My friend, look at my profile. I've been actually developing OS's and UI's for over thirty years; the last fifteen for mobile devices with touchscreens. I know how long something takes, I know the development cycle, and I know when things aren't planned well.
Apple is a company that wanted perfection - no less,
Apple put out the iPhone as soon as it could, and has winged it since then. Clearly no long term planning or "desire for perfection" was involved.
Apple obviously wanted to have a closed system, under their full control.
Jobs was against mass third party apps at the start. When he offered up web apps, it just made him look bad. Finally he relented to pressure (Android, basically) and allowed crippled native apps. This was clearly not planned out, else he would've laid out the timeline at launch instead of pulling the lame "security issues" excuse.
When it became apparent that the iPhone was too crippled without any backgrounding, they used Java's notification registry scheme but left out the ability to automatically start the target app. Then they were blindsided by the overwhelming interest from developers, and had to rethink the whole system. Not much pre-planning went on there.

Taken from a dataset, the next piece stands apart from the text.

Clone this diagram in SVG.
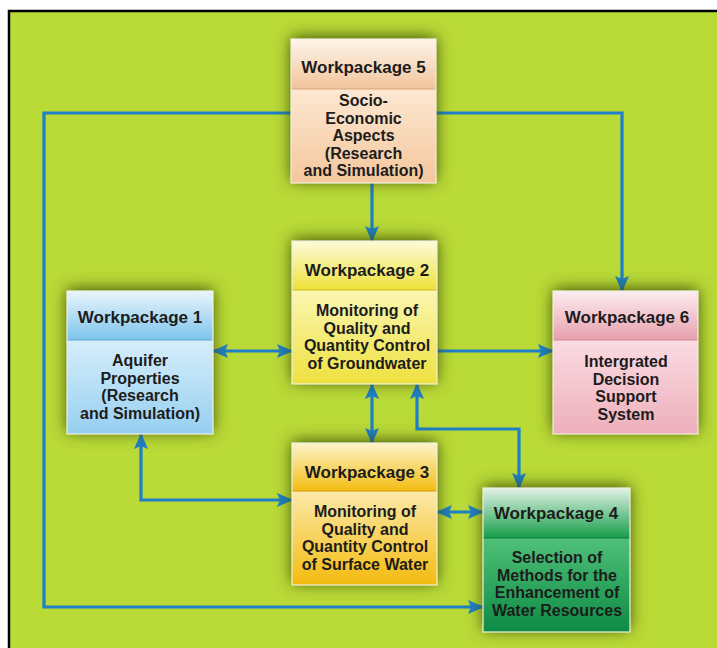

Even the fingertip scrolling was an accident; something an engineer stumbled across and so it was added partway through design. Unfortunately they threw the baby out with the bathwater and forgot to give people a way to easily scroll down through long documents. Cuteness won out over usability. No planning there.
Ditto for the idea of putting all apps' settings in one place. That quickly become apparent as a mistake once more than a few apps were available. Not to mention it meant you had to leave the app to change its settings. Hard to think of anything more dumb.
Look, Apple is human. They're not the perfect mechanism young idealists wish they were. They're still figuring things out on the fly. Nothing wrong with that.
Copy and Paste has been asked for so long, originally argued by haters.
Okay, so you're a simple type of user. A consumer of info, not a writer or editor. Others of us use c&p all the time, to chop down paragraphs, copy URLs and other data. Believe me, it's very useful to us. I have associates who refused the iPhone on that point alone.
Palm has not made Apple do anything, no one has.
Good grief. ALL of the competition has made Apple add common features they left out. Same as Apple has caused competitors to step up their game as well.